Prospective parents—but especially dads—might be wise to avoid too much alcohol, according to a new study out this week. It suggests that women and men who binge drink in the months before conception are more likely to have children with congenital heart defects, with the father’s alcohol consumption surprisingly having a greater impact on the future child’s heart health.
The study, published in the European Journal of Preventive Cardiology, is a review of the existing research looking at the link between parental drinking and congenital heart disease in newborns, the most common type of birth defect. While pregnant women have long been told to avoid drinking, there’s been considerably less attention paid to whether a father’s drinking can affect the quality of his sperm and subsequently the health of his child.

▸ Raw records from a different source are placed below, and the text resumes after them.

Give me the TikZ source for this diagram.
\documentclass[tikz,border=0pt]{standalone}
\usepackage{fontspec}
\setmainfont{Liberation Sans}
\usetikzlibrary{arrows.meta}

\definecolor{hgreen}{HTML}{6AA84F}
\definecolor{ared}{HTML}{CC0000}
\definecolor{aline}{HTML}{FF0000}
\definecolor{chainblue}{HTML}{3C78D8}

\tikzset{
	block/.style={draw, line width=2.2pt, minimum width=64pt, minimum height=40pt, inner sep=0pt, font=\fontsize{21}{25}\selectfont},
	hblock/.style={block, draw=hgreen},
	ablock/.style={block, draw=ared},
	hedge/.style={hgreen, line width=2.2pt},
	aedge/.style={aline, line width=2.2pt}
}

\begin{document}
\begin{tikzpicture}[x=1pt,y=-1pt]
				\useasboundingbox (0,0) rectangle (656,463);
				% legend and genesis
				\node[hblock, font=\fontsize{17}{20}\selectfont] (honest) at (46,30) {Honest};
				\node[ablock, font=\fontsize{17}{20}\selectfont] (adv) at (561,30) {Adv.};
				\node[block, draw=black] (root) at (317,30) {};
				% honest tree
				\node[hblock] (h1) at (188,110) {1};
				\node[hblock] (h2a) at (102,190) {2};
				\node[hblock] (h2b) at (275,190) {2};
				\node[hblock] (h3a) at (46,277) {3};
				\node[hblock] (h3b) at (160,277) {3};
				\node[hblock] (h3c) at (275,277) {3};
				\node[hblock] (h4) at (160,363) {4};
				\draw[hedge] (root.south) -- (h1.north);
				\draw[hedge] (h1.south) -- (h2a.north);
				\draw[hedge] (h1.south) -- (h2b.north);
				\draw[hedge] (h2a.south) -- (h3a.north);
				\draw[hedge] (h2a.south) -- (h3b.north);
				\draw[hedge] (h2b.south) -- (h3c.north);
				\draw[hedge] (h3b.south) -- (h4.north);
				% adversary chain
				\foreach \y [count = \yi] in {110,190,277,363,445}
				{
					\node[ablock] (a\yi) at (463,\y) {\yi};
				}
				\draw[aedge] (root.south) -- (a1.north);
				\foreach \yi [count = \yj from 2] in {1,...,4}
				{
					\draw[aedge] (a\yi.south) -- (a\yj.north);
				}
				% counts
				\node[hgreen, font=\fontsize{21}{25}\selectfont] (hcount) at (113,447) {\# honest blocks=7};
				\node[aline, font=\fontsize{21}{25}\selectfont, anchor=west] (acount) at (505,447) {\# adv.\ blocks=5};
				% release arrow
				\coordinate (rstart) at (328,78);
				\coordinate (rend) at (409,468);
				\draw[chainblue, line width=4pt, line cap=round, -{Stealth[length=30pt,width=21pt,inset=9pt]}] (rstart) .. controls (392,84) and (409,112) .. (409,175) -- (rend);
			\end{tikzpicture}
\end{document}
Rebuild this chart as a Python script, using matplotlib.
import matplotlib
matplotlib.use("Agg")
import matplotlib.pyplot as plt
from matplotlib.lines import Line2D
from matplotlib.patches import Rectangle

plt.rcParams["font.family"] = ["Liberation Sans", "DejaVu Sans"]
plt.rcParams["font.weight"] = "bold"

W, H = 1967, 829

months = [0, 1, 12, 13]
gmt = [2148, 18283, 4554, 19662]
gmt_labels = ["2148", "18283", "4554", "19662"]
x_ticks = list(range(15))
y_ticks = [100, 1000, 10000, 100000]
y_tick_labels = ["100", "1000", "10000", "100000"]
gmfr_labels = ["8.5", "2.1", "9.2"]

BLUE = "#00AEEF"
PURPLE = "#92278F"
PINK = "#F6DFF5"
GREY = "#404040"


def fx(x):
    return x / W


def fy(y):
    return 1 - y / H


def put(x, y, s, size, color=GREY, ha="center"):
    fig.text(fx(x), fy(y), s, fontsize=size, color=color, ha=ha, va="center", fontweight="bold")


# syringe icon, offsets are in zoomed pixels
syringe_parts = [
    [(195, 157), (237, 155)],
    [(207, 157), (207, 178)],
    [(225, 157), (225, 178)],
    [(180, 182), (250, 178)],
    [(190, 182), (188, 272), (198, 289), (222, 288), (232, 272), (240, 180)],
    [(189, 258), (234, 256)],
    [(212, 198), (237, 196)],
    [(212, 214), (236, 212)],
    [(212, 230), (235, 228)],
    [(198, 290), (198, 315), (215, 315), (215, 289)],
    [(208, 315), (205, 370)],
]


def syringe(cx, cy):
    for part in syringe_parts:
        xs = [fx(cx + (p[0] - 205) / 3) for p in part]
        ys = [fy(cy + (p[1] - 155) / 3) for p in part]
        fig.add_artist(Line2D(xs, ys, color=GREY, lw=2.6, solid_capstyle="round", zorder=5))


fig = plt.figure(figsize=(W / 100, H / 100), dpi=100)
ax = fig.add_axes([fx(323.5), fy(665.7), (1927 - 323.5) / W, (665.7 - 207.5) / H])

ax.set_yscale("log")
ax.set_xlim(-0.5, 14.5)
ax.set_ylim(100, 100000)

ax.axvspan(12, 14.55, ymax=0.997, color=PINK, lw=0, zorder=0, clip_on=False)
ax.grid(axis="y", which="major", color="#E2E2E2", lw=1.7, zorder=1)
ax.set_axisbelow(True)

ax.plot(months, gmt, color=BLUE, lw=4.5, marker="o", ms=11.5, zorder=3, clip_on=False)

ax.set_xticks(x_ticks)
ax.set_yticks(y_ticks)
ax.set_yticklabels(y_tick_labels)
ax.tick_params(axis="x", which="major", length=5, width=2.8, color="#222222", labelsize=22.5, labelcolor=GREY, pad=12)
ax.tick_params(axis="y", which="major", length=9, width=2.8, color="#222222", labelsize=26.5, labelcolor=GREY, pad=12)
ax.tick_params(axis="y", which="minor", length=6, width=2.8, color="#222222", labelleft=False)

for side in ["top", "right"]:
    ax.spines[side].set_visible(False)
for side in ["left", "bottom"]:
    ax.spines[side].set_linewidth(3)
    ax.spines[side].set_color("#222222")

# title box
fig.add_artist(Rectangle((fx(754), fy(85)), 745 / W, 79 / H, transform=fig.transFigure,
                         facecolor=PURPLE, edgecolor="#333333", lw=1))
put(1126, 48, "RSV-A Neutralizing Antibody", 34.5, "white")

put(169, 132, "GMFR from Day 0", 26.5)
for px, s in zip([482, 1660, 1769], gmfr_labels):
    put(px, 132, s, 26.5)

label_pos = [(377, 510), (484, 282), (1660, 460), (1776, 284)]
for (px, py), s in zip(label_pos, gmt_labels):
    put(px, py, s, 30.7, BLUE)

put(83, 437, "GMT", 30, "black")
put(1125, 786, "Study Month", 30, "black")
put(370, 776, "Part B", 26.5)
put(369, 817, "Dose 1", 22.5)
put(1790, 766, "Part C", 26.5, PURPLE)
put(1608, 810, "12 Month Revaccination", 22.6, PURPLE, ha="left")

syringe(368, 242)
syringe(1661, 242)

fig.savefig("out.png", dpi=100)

As expected, the researchers did find a clear connection between reported drinking in mothers pre-conception as well as during pregnancy and the likelihood of their children being born with heart disease. But the highest associated risks were actually seen with fathers. The risk of any heart defect was 55 percent higher for a child if their father was a regular binge drinker in the three months before conception (compared to abstinence), for instance, while only having a mother drink heavily during that same time period was associated with a 16 percent higher risk.
There’s been controversy over just how meaningful the health risks of drinking are for pregnant women. It isn’t clear, for instance, whether a mother’s light-to-moderate drinking actually increases the risk of birth defects. In this review, the authors didn’t find a noticeable connection between drinking and congenital heart disease among women who reported “low-dose exposures” of alcohol a day. But they added that this study wouldn’t be able to establish a cut-off point of “safe” alcohol consumption.
At the same time, we already know that binge drinking during pregnancy (defined as having five drinks in one session) is definitely bad for the fetus. And it’s not an abstract risk either, since about 8 percent of all live births end up having a congenital heart defect. There’s also been some research suggesting that even moderate drinking can affect the sperm quality of otherwise healthy men. Given the new findings, the authors suggest that both men and women abstain from at least binge drinking for up to six months before deciding to conceive.
“Binge drinking by would-be parents is a high risk and dangerous behaviour that not only may increase the chance of their baby being born with a heart defect, but also greatly damages their own health,” said study author Jiabi Qin, a researcher at Central South University’s Xiangya School of Public Health in China, in a statement released by the study’s publisher.